Cette intersaison, riche en péripéties (et ce n’est peut-être pas fini), aura déjà au moins eu le mérite de mettre en lumière le nouveau rôle de notre cher président. Car la double décision du remerciement d’Alain Perrin, au cours d’un mois de janvier glacial, et le maintien de José Anigo au poste d’entraîneur, annoncé en mai (fait ce qu’il te plaît), avait une conséquence irrémédiable : Chistophe Bouchet se retrouvait alors en première ligne, et cela devenait vrai autant pour ce qui était du domaine économique que pour ce qui était de l’aspect sportif. La nomination du bon Pape Diouf n’y changeait finalement pas grand chose : le président avait déjà grillé un joker avec cette énième saison blanche, et l’éclaircie, permise par la perf météorique de la coupe UEFA, n’allait pas permettre de retenir trop longtemps les noirs nuages prêts à éclater si d’aventure la saison 2004-2005 n’était pas enfin à la hauteur des espérances.

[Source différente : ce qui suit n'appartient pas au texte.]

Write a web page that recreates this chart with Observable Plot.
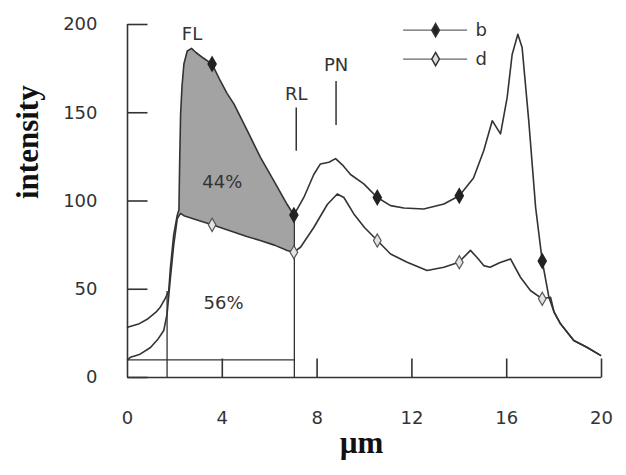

Mais Christophe est bon prince, et, dès le mois de juin, à peine la saison bouclée sur un coup de sifflet plein de fougue et d’élégance de Pierluigi « boule de lumière disco » Collina, il annonçait la couleur : cette fois on ne modifierait – enfin ! – pas toute l’équipe et, au contraire, on allait pouvoir s’appuyer sur ce qui avait si bien marché au cours de la chevauchée européenne, une ossature aux quelques épines dorsales indispensables. Quelques noms constituaient même l’évidence : Drogba, pour le symbole du talent retrouvé, pas de figure le minot qui prouvait que le centre de formation existe toujours, Dos Santos, mémoire du club (3-4 saisons au club ? Une éternité pour Marseille – sur le terrain, s’entend), Hemdani, capitaine courage polymorphe, et, pourquoi pas, un Meriem ressuscité (ça faisait un moment qu’un joueur n’avait pas retrouvé de couleur dans la capitale phocéenne)

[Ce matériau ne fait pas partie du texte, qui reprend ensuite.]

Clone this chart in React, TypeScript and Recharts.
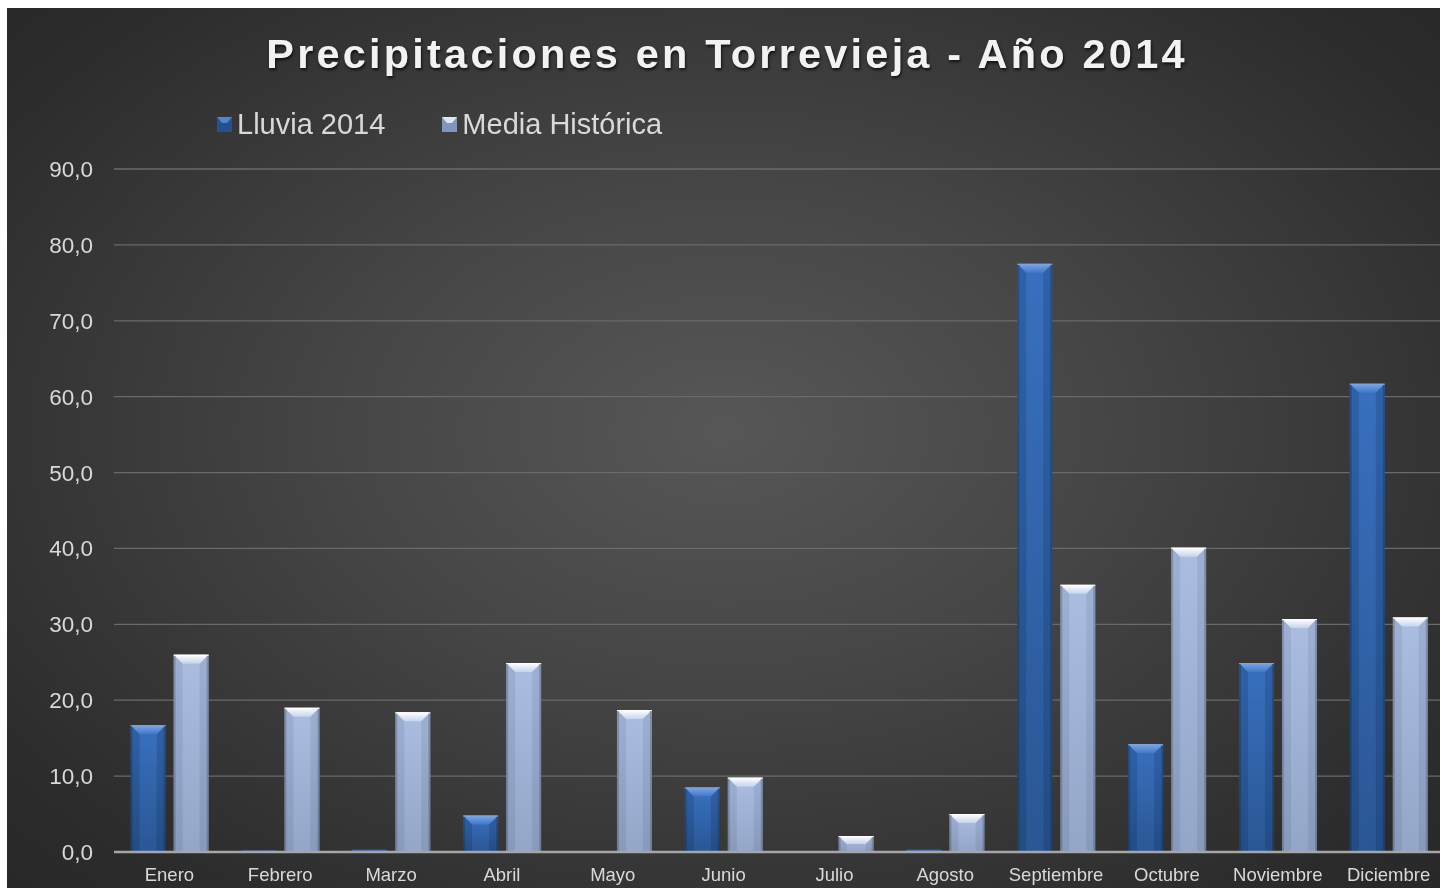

Et puis on a vu. Comme tous les 6 mois depuis 10 ans, l’équipe qui sera alignée lors de l’ouverture du nouvel exercice n’aura pas grand chose en commun avec l’équipe alignée début janvier, et on ne parle même pas de juillet dernier. De quoi rendre fou ? Un peu, si l’on a, éternels crédules que nous sommes, donné du crédit aux déclarations Bouchetières du printemps. Mais avait-il vraiment toutes les cartes en main ? Christophe pouvait-il savoir, par exemple, que le Corleone Russe allait vraiment claquer 37.5 millions d’euros de plus ? Comment aurait-il deviné que Bordeaux allait se montrer si gourmand pour un paquet de Camel et si conciliant pour un baril de Costa ? Pouvait-il anticiper qu’un minot allait se montrer si vindicatif et décider de filer à l’anglaise plutôt que de continuer à goûter à la bonne herbe provençale ?

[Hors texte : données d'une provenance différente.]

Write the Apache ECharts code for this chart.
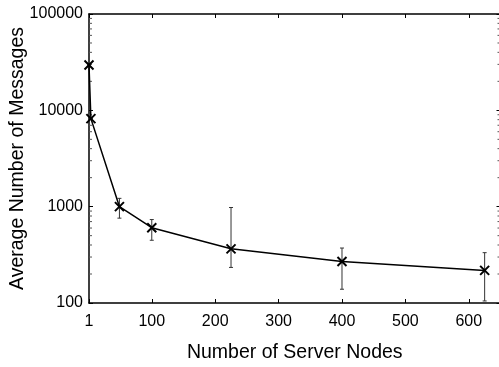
<!DOCTYPE html>
<html><head><meta charset="utf-8">
<script src="https://cdn.jsdelivr.net/npm/echarts@6/dist/echarts.min.js"></script>
<style>html,body{margin:0;padding:0;background:#fff}#c{width:499px;height:367px}</style>
</head><body><div id="c"></div>
<script>
var nodes = [1, 4, 49, 100, 225, 400, 625];
var messages = [29500, 8200, 1000, 605, 365, 270, 218];
var errLow = [29500, 8200, 760, 448, 234, 139, 105];
var errHigh = [29500, 8200, 1220, 735, 980, 372, 333];
var xTicks = [1, 100, 200, 300, 400, 500, 600];
var yTicks = [100, 1000, 10000, 100000];
var minorTicks = [200,300,400,500,600,700,800,900,2000,3000,4000,5000,6000,7000,8000,9000,20000,30000,40000,50000,60000,70000,80000,90000];

var FONT = '"Liberation Sans", Arial, sans-serif';
var chart = echarts.init(document.getElementById('c'), null, {renderer: 'canvas'});
var XMIN = 1, XMAX = 650;

var lineData = nodes.map(function (x, i) { return [x, messages[i]]; });
var errData = nodes.map(function (x, i) { return [x, errLow[i], errHigh[i]]; });
var minorData = minorTicks.map(function (v) { return [XMIN, v]; });

function crossPath() { return 'path://M0,0L10,10M10,0L0,10'; }
function plain(v) { return String(Math.round(v)); }

chart.setOption({
  animation: false,
  backgroundColor: '#fff',
  grid: {left: 89, top: 14, width: 411.5, height: 289, containLabel: false, outerBoundsMode: 'none'},
  xAxis: [{
    type: 'value', min: XMIN, max: XMAX, position: 'bottom',
    name: 'Number of Server Nodes', nameLocation: 'middle', nameGap: 40, nameMoveOverlap: false,
    nameTextStyle: {fontFamily: FONT, fontSize: 19.5, color: '#000'},
    axisLine: {show: true, lineStyle: {color: '#000', width: 1.5}},
    axisTick: {show: true, inside: true, length: 4, customValues: xTicks, lineStyle: {color: '#000', width: 1}},
    axisLabel: {show: true, customValues: xTicks, margin: 11, fontFamily: FONT, fontSize: 16, color: '#000', formatter: plain},
    splitLine: {show: false}
  }, {
    type: 'value', min: XMIN, max: XMAX, position: 'top',
    axisLine: {show: true, lineStyle: {color: '#000', width: 1.5}},
    axisTick: {show: true, inside: true, length: 4, customValues: xTicks, lineStyle: {color: '#000', width: 1}},
    axisLabel: {show: false},
    splitLine: {show: false}
  }],
  yAxis: [{
    type: 'log', logBase: 10, min: 100, max: 100000, position: 'left',
    name: 'Average Number of Messages', nameLocation: 'middle', nameGap: 61, nameMoveOverlap: false,
    nameTextStyle: {fontFamily: FONT, fontSize: 19.5, color: '#000'},
    axisLine: {show: true, lineStyle: {color: '#000', width: 1.5}},
    axisTick: {show: true, inside: true, length: 4, customValues: yTicks, lineStyle: {color: '#000', width: 1}},
    axisLabel: {show: true, customValues: yTicks, margin: 6, fontFamily: FONT, fontSize: 16, color: '#000', formatter: plain},
    splitLine: {show: false}
  }, {
    type: 'log', logBase: 10, min: 100, max: 100000, position: 'right',
    axisLine: {show: true, lineStyle: {color: '#000', width: 1.5}},
    axisTick: {show: true, inside: true, length: 4, customValues: yTicks, lineStyle: {color: '#000', width: 1}},
    axisLabel: {show: false},
    splitLine: {show: false}
  }],
  series: [{
    type: 'custom', name: 'minor', xAxisIndex: 0, yAxisIndex: 0, silent: true, z: 1,
    data: minorData,
    encode: {x: 0, y: 1},
    clip: false,
    renderItem: function (params, api) {
      var v = api.value(1);
      var pl = api.coord([XMIN, v]);
      var pr = api.coord([XMAX, v]);
      var st = {stroke: '#555', lineWidth: 1};
      return {type: 'group', children: [
        {type: 'line', shape: {x1: pl[0], y1: pl[1], x2: pl[0] + 3, y2: pl[1]}, style: st},
        {type: 'line', shape: {x1: pr[0], y1: pr[1], x2: pr[0] - 3, y2: pr[1]}, style: st}
      ]};
    }
  }, {
    type: 'custom', name: 'err', xAxisIndex: 0, yAxisIndex: 0, silent: true, z: 2,
    data: errData,
    encode: {x: 0, y: [1, 2]},
    renderItem: function (params, api) {
      var x = api.value(0);
      var lo = api.coord([x, api.value(1)]);
      var hi = api.coord([x, api.value(2)]);
      var st = {stroke: '#333', lineWidth: 1};
      var w = 2;
      return {type: 'group', children: [
        {type: 'line', shape: {x1: lo[0], y1: lo[1], x2: hi[0], y2: hi[1]}, style: st},
        {type: 'line', shape: {x1: lo[0] - w, y1: lo[1], x2: lo[0] + w, y2: lo[1]}, style: st},
        {type: 'line', shape: {x1: hi[0] - w, y1: hi[1], x2: hi[0] + w, y2: hi[1]}, style: st}
      ]};
    }
  }, {
    type: 'line', name: 'messages', xAxisIndex: 0, yAxisIndex: 0, z: 3,
    data: lineData,
    symbol: crossPath(), symbolSize: 9,
    itemStyle: {color: '#000', borderColor: '#000', borderWidth: 2},
    lineStyle: {color: '#000', width: 1.5}
  }]
});
</script></body></html>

La part d’intox ? Le poids du pape ? Le degré d’adaptation aux circonstances très mouvantes d’une inter-saison finalement hyper-active ? Doit-on regretter, également, d’avoir vu filer des Armand, Yepes ou Rothen qui ont proclamé leur amour de la capitale sitôt le chèque de bienvenue encaissé ?
Et puis, encore sous le coup de la perte immense d’un talent fou, on se surprend à regarder la colonne « arrivées » de notre gazette préférée d’un regard triste et désabusé, et, devant l’équipe type de la saison à venir, on devient soudain songeur, en se disant que tiens ! l’espoir n’a peut-être (sans doute !) jamais été aussi grand qu’à l’orée de cette nouvelle cuvée.
Finalement, quelles conclusions devons-nous tirer de tout ceci ? Qu’il ne faut décidément pas – ou plus – croire Christophe Bouchet, car il embrouille autant ses adversaires que ses supporters. Echaudé par l’intersaison précédente, ce dernier a bien compris que d’annoncer trop tôt des noms ou des intentions ne sert finalement qu’à une chose : au mieux, faire monter les prix. Ne plus le croire, c’est entendu, mais être sûr d’une chose : accompagné de son Pape des ex-agents, Christophe ne se sera pas montré manchot cet été, et a contribué à redonner au club une crédibilité pour le moins intéressante. Dans le pays et en Europe. Sur un point au moins, il n’aura pas menti : la ligue des champions est sans doute arrivée trop tôt l’année dernière.
Force est de constater que sur le papier, le résultat est là. Le recrutement est finalement une réussite.
Ne reste plus qu’un détail : réussir la saison sur le terrain.